→ Material

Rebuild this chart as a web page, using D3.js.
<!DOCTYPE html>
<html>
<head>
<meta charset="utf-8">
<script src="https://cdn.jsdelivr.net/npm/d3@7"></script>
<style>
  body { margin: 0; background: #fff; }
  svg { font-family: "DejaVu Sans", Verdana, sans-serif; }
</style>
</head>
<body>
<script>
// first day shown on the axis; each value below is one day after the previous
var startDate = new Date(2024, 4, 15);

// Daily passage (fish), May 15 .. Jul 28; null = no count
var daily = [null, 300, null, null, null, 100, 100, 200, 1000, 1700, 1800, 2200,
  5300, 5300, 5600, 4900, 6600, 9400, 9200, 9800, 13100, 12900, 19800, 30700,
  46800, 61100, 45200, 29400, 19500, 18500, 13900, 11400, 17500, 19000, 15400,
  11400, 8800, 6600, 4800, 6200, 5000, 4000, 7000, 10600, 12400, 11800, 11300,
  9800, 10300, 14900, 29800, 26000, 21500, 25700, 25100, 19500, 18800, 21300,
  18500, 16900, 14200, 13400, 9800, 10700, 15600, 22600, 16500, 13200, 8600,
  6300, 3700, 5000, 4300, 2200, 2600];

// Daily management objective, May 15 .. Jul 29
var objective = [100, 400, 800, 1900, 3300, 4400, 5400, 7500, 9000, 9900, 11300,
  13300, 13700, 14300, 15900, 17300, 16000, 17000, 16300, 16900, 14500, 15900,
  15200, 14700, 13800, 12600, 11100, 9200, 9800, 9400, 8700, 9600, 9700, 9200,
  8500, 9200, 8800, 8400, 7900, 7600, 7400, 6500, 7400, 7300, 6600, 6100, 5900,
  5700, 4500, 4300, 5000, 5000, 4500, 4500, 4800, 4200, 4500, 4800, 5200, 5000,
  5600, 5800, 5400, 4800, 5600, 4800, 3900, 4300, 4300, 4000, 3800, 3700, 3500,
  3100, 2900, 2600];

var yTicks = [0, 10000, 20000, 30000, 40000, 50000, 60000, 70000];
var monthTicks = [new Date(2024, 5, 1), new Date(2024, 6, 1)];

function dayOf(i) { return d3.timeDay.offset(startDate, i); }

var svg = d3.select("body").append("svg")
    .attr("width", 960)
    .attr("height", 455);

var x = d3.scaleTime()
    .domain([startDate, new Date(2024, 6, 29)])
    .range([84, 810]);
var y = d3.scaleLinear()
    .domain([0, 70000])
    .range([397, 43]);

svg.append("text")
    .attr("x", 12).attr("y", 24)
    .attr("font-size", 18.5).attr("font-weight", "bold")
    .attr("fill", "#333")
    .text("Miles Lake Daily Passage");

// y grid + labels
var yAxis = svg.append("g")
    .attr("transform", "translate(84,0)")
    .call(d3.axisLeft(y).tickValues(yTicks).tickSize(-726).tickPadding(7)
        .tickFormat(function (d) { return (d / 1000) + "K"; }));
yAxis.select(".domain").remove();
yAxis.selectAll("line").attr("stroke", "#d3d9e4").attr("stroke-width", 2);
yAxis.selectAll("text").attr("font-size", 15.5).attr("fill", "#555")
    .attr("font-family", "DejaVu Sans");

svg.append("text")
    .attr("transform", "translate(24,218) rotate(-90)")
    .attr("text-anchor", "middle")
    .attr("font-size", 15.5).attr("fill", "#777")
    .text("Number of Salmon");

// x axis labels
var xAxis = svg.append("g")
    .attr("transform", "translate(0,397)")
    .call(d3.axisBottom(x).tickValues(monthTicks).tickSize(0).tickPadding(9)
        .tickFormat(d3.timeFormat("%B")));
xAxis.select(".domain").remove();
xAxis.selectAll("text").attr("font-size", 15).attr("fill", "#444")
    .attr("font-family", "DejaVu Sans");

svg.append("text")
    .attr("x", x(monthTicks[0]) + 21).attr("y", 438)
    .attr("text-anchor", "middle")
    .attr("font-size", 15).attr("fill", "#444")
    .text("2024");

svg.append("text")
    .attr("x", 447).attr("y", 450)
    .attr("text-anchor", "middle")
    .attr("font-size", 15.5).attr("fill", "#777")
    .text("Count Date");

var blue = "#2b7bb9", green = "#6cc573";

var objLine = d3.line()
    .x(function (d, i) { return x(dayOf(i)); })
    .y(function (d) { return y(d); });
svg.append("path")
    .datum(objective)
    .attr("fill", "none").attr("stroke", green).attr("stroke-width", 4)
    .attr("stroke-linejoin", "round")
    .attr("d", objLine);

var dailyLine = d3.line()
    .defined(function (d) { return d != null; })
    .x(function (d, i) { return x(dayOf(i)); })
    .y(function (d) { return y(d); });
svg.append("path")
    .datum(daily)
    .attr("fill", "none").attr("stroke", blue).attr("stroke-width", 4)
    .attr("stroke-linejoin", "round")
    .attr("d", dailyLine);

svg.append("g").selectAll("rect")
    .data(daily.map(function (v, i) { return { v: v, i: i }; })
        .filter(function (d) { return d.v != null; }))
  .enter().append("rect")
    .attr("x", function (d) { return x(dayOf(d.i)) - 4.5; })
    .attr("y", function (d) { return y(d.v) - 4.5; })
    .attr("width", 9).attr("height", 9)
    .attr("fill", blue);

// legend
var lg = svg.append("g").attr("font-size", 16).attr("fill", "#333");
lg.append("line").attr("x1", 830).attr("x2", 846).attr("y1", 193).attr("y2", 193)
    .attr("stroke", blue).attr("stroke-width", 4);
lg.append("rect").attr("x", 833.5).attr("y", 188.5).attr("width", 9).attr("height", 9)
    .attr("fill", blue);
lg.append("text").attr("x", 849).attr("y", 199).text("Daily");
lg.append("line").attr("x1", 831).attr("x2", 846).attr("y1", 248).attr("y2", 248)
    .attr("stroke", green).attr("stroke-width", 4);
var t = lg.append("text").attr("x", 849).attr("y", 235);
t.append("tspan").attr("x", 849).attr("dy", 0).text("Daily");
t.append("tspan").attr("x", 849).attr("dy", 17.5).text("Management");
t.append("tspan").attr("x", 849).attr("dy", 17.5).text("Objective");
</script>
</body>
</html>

→ Request
Starting with the first line of the data above, copy each line exactly until you reach the line with "var startDate = new Date(2024, 4, 15);"; include that line as well.

→ Answer
Rebuild this chart as a web page, using D3.js.
<!DOCTYPE html>
<html>
<head>
<meta charset="utf-8">
<script src="https://cdn.jsdelivr.net/npm/d3@7"></script>
<style>
  body { margin: 0; background: #fff; }
  svg { font-family: "DejaVu Sans", Verdana, sans-serif; }
</style>
</head>
<body>
<script>
// first day shown on the axis; each value below is one day after the previous
var startDate = new Date(2024, 4, 15);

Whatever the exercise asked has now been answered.